### Exercise instructions
Every line must be returned precisely as it is written.

######

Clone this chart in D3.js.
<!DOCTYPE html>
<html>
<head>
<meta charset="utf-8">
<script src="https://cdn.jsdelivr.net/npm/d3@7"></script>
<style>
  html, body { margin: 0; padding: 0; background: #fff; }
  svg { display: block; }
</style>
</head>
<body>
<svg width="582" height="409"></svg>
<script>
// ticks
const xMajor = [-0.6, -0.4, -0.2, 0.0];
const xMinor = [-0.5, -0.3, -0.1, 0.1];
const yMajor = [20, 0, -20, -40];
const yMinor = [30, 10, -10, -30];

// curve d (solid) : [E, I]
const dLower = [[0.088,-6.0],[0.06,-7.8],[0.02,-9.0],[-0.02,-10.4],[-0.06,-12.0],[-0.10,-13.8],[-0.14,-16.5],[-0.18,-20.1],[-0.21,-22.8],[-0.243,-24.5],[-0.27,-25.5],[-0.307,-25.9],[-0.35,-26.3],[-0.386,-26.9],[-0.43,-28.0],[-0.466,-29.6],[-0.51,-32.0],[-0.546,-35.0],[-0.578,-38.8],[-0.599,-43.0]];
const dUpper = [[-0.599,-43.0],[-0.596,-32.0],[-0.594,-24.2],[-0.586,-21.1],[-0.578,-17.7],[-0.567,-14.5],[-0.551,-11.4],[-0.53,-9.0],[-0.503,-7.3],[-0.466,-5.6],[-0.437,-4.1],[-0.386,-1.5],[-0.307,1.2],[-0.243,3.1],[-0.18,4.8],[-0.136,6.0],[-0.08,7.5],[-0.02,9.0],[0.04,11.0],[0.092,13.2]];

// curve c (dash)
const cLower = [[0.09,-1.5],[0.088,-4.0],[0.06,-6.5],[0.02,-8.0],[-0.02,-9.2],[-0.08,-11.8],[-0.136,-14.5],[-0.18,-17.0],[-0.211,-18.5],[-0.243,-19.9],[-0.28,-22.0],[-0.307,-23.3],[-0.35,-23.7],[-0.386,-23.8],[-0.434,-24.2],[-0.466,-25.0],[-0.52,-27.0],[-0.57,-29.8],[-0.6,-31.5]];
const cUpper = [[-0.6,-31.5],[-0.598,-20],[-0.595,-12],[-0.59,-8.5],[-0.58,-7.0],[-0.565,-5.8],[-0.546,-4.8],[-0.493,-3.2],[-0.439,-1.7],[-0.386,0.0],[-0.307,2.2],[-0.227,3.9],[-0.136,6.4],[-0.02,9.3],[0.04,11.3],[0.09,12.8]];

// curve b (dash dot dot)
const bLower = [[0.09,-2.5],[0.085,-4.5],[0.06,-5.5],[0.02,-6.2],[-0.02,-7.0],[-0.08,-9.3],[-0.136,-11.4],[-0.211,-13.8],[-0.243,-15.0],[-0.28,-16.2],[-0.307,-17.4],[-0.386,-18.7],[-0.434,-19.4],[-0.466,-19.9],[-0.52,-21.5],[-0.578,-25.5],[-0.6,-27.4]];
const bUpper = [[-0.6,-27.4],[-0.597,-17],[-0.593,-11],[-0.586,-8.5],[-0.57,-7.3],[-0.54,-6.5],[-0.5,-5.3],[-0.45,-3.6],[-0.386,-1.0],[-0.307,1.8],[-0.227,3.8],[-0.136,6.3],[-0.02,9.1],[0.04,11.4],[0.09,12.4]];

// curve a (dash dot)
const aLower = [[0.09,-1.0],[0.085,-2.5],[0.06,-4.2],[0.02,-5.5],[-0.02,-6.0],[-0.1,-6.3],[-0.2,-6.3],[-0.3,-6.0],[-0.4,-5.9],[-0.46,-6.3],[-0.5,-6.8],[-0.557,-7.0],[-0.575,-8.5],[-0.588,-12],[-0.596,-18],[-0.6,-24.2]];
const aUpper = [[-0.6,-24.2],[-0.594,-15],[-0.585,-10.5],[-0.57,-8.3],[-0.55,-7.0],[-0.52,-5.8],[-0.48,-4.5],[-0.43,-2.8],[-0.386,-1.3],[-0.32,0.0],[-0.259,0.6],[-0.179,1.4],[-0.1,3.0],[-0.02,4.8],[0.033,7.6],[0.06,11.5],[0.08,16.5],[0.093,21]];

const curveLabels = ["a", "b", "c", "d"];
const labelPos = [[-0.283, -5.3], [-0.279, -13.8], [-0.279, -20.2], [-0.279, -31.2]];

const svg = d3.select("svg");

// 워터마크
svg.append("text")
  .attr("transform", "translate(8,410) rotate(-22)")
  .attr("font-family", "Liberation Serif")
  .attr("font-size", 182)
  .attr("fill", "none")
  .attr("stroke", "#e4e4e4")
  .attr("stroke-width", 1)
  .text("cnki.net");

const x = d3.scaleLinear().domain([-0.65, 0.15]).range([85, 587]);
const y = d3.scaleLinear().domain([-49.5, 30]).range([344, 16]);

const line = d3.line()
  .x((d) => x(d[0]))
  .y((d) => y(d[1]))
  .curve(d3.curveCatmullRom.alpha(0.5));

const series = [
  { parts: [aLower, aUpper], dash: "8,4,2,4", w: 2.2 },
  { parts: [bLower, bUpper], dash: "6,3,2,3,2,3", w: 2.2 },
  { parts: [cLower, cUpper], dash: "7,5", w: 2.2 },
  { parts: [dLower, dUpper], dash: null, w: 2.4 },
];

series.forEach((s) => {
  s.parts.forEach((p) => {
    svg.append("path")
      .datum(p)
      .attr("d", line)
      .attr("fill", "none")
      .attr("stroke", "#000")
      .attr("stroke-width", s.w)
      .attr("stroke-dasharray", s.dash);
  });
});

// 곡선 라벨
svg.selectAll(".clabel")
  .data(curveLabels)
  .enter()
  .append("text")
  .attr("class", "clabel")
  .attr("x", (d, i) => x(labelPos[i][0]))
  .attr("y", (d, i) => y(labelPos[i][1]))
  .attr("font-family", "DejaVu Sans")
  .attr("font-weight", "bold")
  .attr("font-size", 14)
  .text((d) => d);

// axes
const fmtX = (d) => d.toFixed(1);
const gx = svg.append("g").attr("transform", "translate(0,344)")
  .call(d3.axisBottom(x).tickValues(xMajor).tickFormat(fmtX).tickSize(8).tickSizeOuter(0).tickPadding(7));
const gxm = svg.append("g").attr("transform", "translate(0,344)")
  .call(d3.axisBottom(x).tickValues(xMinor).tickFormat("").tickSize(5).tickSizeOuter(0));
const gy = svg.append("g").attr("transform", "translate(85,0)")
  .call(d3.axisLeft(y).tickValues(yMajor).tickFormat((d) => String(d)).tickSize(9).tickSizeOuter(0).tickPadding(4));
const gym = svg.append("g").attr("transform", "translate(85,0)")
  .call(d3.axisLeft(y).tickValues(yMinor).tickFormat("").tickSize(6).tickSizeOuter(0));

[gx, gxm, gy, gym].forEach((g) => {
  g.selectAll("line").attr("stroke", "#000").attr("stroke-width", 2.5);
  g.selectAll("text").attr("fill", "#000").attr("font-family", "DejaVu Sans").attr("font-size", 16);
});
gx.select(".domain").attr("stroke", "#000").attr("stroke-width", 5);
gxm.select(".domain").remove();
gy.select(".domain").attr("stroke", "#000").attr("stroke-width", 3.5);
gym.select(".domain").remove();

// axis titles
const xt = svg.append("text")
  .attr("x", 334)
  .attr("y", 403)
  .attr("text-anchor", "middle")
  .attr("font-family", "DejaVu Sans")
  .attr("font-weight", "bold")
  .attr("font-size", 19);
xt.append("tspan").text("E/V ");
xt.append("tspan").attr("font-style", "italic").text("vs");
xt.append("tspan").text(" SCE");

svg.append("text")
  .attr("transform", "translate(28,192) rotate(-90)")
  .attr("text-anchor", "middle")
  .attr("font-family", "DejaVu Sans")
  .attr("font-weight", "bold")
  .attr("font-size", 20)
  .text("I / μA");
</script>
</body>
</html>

######

### Reply
Clone this chart in D3.js.
<!DOCTYPE html>
<html>
<head>
<meta charset="utf-8">
<script src="https://cdn.jsdelivr.net/npm/d3@7"></script>
<style>
  html, body { margin: 0; padding: 0; background: #fff; }
  svg { display: block; }
</style>
</head>
<body>
<svg width="582" height="409"></svg>
<script>
// ticks
const xMajor = [-0.6, -0.4, -0.2, 0.0];
const xMinor = [-0.5, -0.3, -0.1, 0.1];
const yMajor = [20, 0, -20, -40];
const yMinor = [30, 10, -10, -30];

// curve d (solid) : [E, I]
const dLower = [[0.088,-6.0],[0.06,-7.8],[0.02,-9.0],[-0.02,-10.4],[-0.06,-12.0],[-0.10,-13.8],[-0.14,-16.5],[-0.18,-20.1],[-0.21,-22.8],[-0.243,-24.5],[-0.27,-25.5],[-0.307,-25.9],[-0.35,-26.3],[-0.386,-26.9],[-0.43,-28.0],[-0.466,-29.6],[-0.51,-32.0],[-0.546,-35.0],[-0.578,-38.8],[-0.599,-43.0]];
const dUpper = [[-0.599,-43.0],[-0.596,-32.0],[-0.594,-24.2],[-0.586,-21.1],[-0.578,-17.7],[-0.567,-14.5],[-0.551,-11.4],[-0.53,-9.0],[-0.503,-7.3],[-0.466,-5.6],[-0.437,-4.1],[-0.386,-1.5],[-0.307,1.2],[-0.243,3.1],[-0.18,4.8],[-0.136,6.0],[-0.08,7.5],[-0.02,9.0],[0.04,11.0],[0.092,13.2]];

// curve c (dash)
const cLower = [[0.09,-1.5],[0.088,-4.0],[0.06,-6.5],[0.02,-8.0],[-0.02,-9.2],[-0.08,-11.8],[-0.136,-14.5],[-0.18,-17.0],[-0.211,-18.5],[-0.243,-19.9],[-0.28,-22.0],[-0.307,-23.3],[-0.35,-23.7],[-0.386,-23.8],[-0.434,-24.2],[-0.466,-25.0],[-0.52,-27.0],[-0.57,-29.8],[-0.6,-31.5]];
const cUpper = [[-0.6,-31.5],[-0.598,-20],[-0.595,-12],[-0.59,-8.5],[-0.58,-7.0],[-0.565,-5.8],[-0.546,-4.8],[-0.493,-3.2],[-0.439,-1.7],[-0.386,0.0],[-0.307,2.2],[-0.227,3.9],[-0.136,6.4],[-0.02,9.3],[0.04,11.3],[0.09,12.8]];

// curve b (dash dot dot)
const bLower = [[0.09,-2.5],[0.085,-4.5],[0.06,-5.5],[0.02,-6.2],[-0.02,-7.0],[-0.08,-9.3],[-0.136,-11.4],[-0.211,-13.8],[-0.243,-15.0],[-0.28,-16.2],[-0.307,-17.4],[-0.386,-18.7],[-0.434,-19.4],[-0.466,-19.9],[-0.52,-21.5],[-0.578,-25.5],[-0.6,-27.4]];
const bUpper = [[-0.6,-27.4],[-0.597,-17],[-0.593,-11],[-0.586,-8.5],[-0.57,-7.3],[-0.54,-6.5],[-0.5,-5.3],[-0.45,-3.6],[-0.386,-1.0],[-0.307,1.8],[-0.227,3.8],[-0.136,6.3],[-0.02,9.1],[0.04,11.4],[0.09,12.4]];

// curve a (dash dot)
const aLower = [[0.09,-1.0],[0.085,-2.5],[0.06,-4.2],[0.02,-5.5],[-0.02,-6.0],[-0.1,-6.3],[-0.2,-6.3],[-0.3,-6.0],[-0.4,-5.9],[-0.46,-6.3],[-0.5,-6.8],[-0.557,-7.0],[-0.575,-8.5],[-0.588,-12],[-0.596,-18],[-0.6,-24.2]];
const aUpper = [[-0.6,-24.2],[-0.594,-15],[-0.585,-10.5],[-0.57,-8.3],[-0.55,-7.0],[-0.52,-5.8],[-0.48,-4.5],[-0.43,-2.8],[-0.386,-1.3],[-0.32,0.0],[-0.259,0.6],[-0.179,1.4],[-0.1,3.0],[-0.02,4.8],[0.033,7.6],[0.06,11.5],[0.08,16.5],[0.093,21]];

const curveLabels = ["a", "b", "c", "d"];
const labelPos = [[-0.283, -5.3], [-0.279, -13.8], [-0.279, -20.2], [-0.279, -31.2]];

const svg = d3.select("svg");

// 워터마크
svg.append("text")
  .attr("transform", "translate(8,410) rotate(-22)")
  .attr("font-family", "Liberation Serif")
  .attr("font-size", 182)
  .attr("fill", "none")
  .attr("stroke", "#e4e4e4")
  .attr("stroke-width", 1)
  .text("cnki.net");

const x = d3.scaleLinear().domain([-0.65, 0.15]).range([85, 587]);
const y = d3.scaleLinear().domain([-49.5, 30]).range([344, 16]);

const line = d3.line()
  .x((d) => x(d[0]))
  .y((d) => y(d[1]))
  .curve(d3.curveCatmullRom.alpha(0.5));

const series = [
  { parts: [aLower, aUpper], dash: "8,4,2,4", w: 2.2 },
  { parts: [bLower, bUpper], dash: "6,3,2,3,2,3", w: 2.2 },
  { parts: [cLower, cUpper], dash: "7,5", w: 2.2 },
  { parts: [dLower, dUpper], dash: null, w: 2.4 },
];

series.forEach((s) => {
  s.parts.forEach((p) => {
    svg.append("path")
      .datum(p)
      .attr("d", line)
      .attr("fill", "none")
      .attr("stroke", "#000")
      .attr("stroke-width", s.w)
      .attr("stroke-dasharray", s.dash);
  });
});

// 곡선 라벨
svg.selectAll(".clabel")
  .data(curveLabels)
  .enter()
  .append("text")
  .attr("class", "clabel")
  .attr("x", (d, i) => x(labelPos[i][0]))
  .attr("y", (d, i) => y(labelPos[i][1]))
  .attr("font-family", "DejaVu Sans")
  .attr("font-weight", "bold")
  .attr("font-size", 14)
  .text((d) => d);

// axes
const fmtX = (d) => d.toFixed(1);
const gx = svg.append("g").attr("transform", "translate(0,344)")
  .call(d3.axisBottom(x).tickValues(xMajor).tickFormat(fmtX).tickSize(8).tickSizeOuter(0).tickPadding(7));
const gxm = svg.append("g").attr("transform", "translate(0,344)")
  .call(d3.axisBottom(x).tickValues(xMinor).tickFormat("").tickSize(5).tickSizeOuter(0));
const gy = svg.append("g").attr("transform", "translate(85,0)")
  .call(d3.axisLeft(y).tickValues(yMajor).tickFormat((d) => String(d)).tickSize(9).tickSizeOuter(0).tickPadding(4));
const gym = svg.append("g").attr("transform", "translate(85,0)")
  .call(d3.axisLeft(y).tickValues(yMinor).tickFormat("").tickSize(6).tickSizeOuter(0));

[gx, gxm, gy, gym].forEach((g) => {
  g.selectAll("line").attr("stroke", "#000").attr("stroke-width", 2.5);
  g.selectAll("text").attr("fill", "#000").attr("font-family", "DejaVu Sans").attr("font-size", 16);
});
gx.select(".domain").attr("stroke", "#000").attr("stroke-width", 5);
gxm.select(".domain").remove();
gy.select(".domain").attr("stroke", "#000").attr("stroke-width", 3.5);
gym.select(".domain").remove();

// axis titles
const xt = svg.append("text")
  .attr("x", 334)
  .attr("y", 403)
  .attr("text-anchor", "middle")
  .attr("font-family", "DejaVu Sans")
  .attr("font-weight", "bold")
  .attr("font-size", 19);
xt.append("tspan").text("E/V ");
xt.append("tspan").attr("font-style", "italic").text("vs");
xt.append("tspan").text(" SCE");

svg.append("text")
  .attr("transform", "translate(28,192) rotate(-90)")
  .attr("text-anchor", "middle")
  .attr("font-family", "DejaVu Sans")
  .attr("font-weight", "bold")
  .attr("font-size", 20)
  .text("I / μA");
</script>
</body>
</html>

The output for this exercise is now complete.